Cari Blog Ini

15 Oktober 2010

Diskusi Imaginer Dengan Ligwina Poerwo-Hananto

Bagian dari tulisan ini mengambil dari http://QMFinancial.com/content/view/140/36

Sebagaimana dilampirkan dalam buku Freddy Pieloor, "Jangan Beli Unit Link, bila Anda tidak paham benar!", hal 211

Ada teman-teman yg berbicara, dan menawarkan, tetapi sebagai Perencana Keuangan yang paham unit link, menarik untuk turut berdiskusi di sana.

Mbak, produk kami adalah produk unit link dari perusahaan ternama XYZ

Gak mau Mas, saya gak perlu unit link

Donny> Oh, memang betul, jarang orang merasa membutuhkan unit link. Produk ini bukan sesuatu yang dirasakan perlu, melainkan dipikirkan perlu.
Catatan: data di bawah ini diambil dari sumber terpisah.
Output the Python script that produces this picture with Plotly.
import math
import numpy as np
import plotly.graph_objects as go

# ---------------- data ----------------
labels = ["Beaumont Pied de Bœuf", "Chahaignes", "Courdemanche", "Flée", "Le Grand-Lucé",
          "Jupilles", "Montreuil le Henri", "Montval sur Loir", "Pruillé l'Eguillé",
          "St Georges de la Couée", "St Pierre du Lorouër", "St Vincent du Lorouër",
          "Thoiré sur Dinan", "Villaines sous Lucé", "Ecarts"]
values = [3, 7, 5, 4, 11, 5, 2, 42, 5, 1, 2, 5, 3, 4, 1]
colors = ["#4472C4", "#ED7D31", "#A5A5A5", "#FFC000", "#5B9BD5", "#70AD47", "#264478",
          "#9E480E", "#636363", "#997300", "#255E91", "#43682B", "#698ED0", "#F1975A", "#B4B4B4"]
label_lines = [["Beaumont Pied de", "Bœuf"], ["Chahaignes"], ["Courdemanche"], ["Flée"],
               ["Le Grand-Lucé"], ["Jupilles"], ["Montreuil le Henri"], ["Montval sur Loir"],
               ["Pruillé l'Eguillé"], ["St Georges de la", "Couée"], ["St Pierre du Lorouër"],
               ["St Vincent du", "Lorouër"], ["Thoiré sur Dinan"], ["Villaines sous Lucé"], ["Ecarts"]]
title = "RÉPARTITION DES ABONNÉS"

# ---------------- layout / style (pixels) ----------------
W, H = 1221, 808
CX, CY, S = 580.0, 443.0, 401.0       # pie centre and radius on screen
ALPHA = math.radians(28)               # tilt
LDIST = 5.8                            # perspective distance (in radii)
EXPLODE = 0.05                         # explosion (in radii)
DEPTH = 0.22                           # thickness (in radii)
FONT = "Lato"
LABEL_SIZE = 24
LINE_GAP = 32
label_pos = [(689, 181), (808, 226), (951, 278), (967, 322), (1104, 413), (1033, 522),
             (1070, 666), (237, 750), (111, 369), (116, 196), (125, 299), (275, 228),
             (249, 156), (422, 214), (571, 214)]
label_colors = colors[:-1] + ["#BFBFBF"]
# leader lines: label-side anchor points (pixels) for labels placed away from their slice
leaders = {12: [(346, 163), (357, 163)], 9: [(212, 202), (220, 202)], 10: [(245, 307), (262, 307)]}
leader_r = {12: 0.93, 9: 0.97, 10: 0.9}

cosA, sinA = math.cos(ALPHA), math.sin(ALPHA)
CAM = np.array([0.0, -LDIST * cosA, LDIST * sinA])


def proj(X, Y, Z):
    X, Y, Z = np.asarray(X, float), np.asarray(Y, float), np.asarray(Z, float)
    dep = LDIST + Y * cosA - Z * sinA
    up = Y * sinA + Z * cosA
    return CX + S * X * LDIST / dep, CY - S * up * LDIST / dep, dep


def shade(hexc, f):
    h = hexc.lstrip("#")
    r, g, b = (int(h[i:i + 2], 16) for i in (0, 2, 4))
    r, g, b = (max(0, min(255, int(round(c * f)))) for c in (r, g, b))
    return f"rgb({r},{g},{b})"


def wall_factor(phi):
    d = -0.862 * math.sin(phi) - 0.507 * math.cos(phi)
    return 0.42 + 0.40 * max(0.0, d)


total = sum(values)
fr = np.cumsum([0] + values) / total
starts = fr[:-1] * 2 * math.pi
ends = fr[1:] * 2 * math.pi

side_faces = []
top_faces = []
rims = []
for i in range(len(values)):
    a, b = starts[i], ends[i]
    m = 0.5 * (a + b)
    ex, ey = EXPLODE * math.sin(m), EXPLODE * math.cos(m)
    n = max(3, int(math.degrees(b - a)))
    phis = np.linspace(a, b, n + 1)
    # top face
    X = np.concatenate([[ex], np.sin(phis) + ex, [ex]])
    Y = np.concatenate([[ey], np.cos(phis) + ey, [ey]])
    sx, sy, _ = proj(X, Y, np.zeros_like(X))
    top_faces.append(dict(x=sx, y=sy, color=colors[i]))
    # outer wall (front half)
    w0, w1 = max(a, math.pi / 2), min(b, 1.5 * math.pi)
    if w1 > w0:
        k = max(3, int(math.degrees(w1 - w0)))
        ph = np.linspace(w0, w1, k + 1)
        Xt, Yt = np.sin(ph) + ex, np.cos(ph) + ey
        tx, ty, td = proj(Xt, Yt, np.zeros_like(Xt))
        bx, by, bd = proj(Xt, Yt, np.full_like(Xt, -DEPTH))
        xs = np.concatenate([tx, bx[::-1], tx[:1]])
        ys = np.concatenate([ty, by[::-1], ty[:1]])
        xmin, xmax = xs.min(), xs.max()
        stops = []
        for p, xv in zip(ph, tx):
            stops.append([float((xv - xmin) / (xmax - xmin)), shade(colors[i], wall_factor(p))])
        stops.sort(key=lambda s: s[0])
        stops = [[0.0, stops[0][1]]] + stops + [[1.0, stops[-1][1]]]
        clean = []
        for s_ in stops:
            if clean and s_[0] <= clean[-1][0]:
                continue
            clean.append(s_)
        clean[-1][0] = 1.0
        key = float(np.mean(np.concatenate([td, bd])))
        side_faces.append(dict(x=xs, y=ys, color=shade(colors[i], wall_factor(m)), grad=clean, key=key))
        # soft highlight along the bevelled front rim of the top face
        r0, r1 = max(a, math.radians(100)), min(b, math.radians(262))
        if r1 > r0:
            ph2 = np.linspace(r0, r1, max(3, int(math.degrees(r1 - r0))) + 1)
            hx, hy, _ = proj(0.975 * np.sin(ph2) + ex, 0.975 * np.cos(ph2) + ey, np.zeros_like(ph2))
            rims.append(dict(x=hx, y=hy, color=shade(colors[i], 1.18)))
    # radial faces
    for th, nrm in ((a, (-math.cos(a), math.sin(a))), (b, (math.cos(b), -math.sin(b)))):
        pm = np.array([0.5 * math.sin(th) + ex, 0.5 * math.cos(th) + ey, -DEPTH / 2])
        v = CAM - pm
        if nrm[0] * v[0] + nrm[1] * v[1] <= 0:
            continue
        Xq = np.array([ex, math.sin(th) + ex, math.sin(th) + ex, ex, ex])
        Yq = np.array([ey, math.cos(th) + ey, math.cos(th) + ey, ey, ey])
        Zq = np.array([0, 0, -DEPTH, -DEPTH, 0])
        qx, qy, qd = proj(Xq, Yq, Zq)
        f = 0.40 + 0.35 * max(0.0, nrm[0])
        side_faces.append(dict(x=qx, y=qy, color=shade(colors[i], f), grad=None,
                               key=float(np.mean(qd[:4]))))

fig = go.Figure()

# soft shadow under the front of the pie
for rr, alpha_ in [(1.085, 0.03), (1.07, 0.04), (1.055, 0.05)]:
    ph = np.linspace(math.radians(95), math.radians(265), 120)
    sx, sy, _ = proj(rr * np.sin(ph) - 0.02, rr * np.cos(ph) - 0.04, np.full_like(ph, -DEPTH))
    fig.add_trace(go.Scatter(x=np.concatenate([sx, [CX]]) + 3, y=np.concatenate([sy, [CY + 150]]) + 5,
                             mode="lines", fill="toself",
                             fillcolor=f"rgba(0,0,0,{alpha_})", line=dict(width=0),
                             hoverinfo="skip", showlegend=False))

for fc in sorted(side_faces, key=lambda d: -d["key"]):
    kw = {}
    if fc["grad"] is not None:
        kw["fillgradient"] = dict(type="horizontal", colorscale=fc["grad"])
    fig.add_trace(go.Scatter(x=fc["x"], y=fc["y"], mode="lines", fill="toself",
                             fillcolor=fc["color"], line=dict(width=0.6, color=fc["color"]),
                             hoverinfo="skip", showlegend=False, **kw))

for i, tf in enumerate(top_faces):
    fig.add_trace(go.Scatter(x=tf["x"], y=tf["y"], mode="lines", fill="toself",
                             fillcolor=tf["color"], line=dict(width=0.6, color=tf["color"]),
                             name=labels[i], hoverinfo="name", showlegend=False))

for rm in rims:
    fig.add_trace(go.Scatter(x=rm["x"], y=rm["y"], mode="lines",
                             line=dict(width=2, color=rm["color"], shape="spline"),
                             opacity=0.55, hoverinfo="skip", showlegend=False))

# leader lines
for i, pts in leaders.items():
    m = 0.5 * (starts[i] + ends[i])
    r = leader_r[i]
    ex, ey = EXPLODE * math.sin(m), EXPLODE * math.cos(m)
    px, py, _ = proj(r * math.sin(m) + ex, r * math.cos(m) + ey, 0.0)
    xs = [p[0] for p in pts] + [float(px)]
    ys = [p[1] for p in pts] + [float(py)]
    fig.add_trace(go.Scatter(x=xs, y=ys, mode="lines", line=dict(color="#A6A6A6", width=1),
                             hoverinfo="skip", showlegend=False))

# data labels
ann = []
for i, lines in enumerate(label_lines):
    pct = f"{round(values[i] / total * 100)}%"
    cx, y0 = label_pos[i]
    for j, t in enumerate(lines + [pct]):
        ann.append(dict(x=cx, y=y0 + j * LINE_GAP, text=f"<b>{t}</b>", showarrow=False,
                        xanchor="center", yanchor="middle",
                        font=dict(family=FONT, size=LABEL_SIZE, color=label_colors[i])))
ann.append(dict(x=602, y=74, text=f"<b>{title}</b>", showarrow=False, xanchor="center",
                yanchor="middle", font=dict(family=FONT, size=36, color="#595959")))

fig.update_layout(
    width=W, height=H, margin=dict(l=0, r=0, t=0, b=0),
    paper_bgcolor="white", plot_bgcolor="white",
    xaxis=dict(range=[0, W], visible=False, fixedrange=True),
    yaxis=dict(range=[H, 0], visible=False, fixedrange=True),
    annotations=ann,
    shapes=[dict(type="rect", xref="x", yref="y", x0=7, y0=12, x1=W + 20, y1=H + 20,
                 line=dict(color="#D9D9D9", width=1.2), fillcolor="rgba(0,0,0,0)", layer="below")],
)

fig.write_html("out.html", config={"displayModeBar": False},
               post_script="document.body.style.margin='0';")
Tapi kan perlu investasi Mbak

Sudah investasi dong Mas. Untuk investasi saya pakai beberapa reksa dana, beberapa bisnis, properti dan saham

Donny> Bagus sekali! Sebaiknya kita memang punya portofolio investasi dan asuransi. Unit link adalah produk unik yang menggabungkan investasi dengan asuransi, dengan cara yang tidak didapatkan pada produk lain. Tidak ada salahnya menambah diversifikasi dalam unit link, apalagi mengingat beberapa kelebihannya.

Tapi reksa dana kan ada risikonya Mbak.

Unit investasi dalam unit link itu kan reksa dana juga, Mas. Resiko investasinya sama saja, bergantung jenis instrumen di dalamnya.

Donny> Mbak, mungkin ada sedikit salah penjelasan. Yang jelas, produk reksa dana tidak dapat menanggung resiko hidup Mbak, bukan? Unit link menjadi investasi yang bukan saja memberi hasil, tetapi juga memberi perlindungan Asuransi Jiwa.

Unit link kan ada asuransinya dengan 1 juta/bulan. UP-nya besar loh Rp 280 juta.

No thank you. Rp. 280 juta gak cukup, Mas. Itu cuma seharga mobil suami saya. Masak nilainya suami saya disamain sama mobilnya? Kami sudah fully covered Mas, uang pertanggungannya Rp 1 M, cuma bayar Rp 4 juta/tahun. Uang Pertanggungan Rp 4 M, cuma bayar Rp 13 juta/tahun. Jauh, kan?

(FYI, asuransi jiwa term life 10 tahun untuk seseorang berusia sekitar 30 tahun, dengan uang pertanggungan di bawah Rp 400 juta, paling-paling preminya hanya Rp 750 ribu/tahun)

Donny> Nah, Mbak betul: memang Rp 280 juta nggak cukup. Kalau mobil Mbak Rp 280 juta, bisa diduga pendapatan per tahun sekitar Rp 400 juta, dan memang itu berarti butuh Asuransi Jiwa sebesar Rp 4 M. Unit link bisa memberikan Uang Pertanggungan sebesar itu lho, Mbak, bukan hanya Rp 280 juta.

FYI, sistem Asuransi dalam Unit Link sebenarnya serupa dengan Asuransi Jiwa Term Life. Bedanya, di sini Mbak tidak perlu bayar sendiri preminya yang Rp 13 juta/tahun, karena dana itu diambil dengan cara mencairkan unit di dalam investasinya – itulah sebabnya maka disebut unit link. Sementara itu, ada beberapa kelebihan lain Unit Link, yang bisa saya sebut minimal dua hal dibandingkan Asuransi Term Life.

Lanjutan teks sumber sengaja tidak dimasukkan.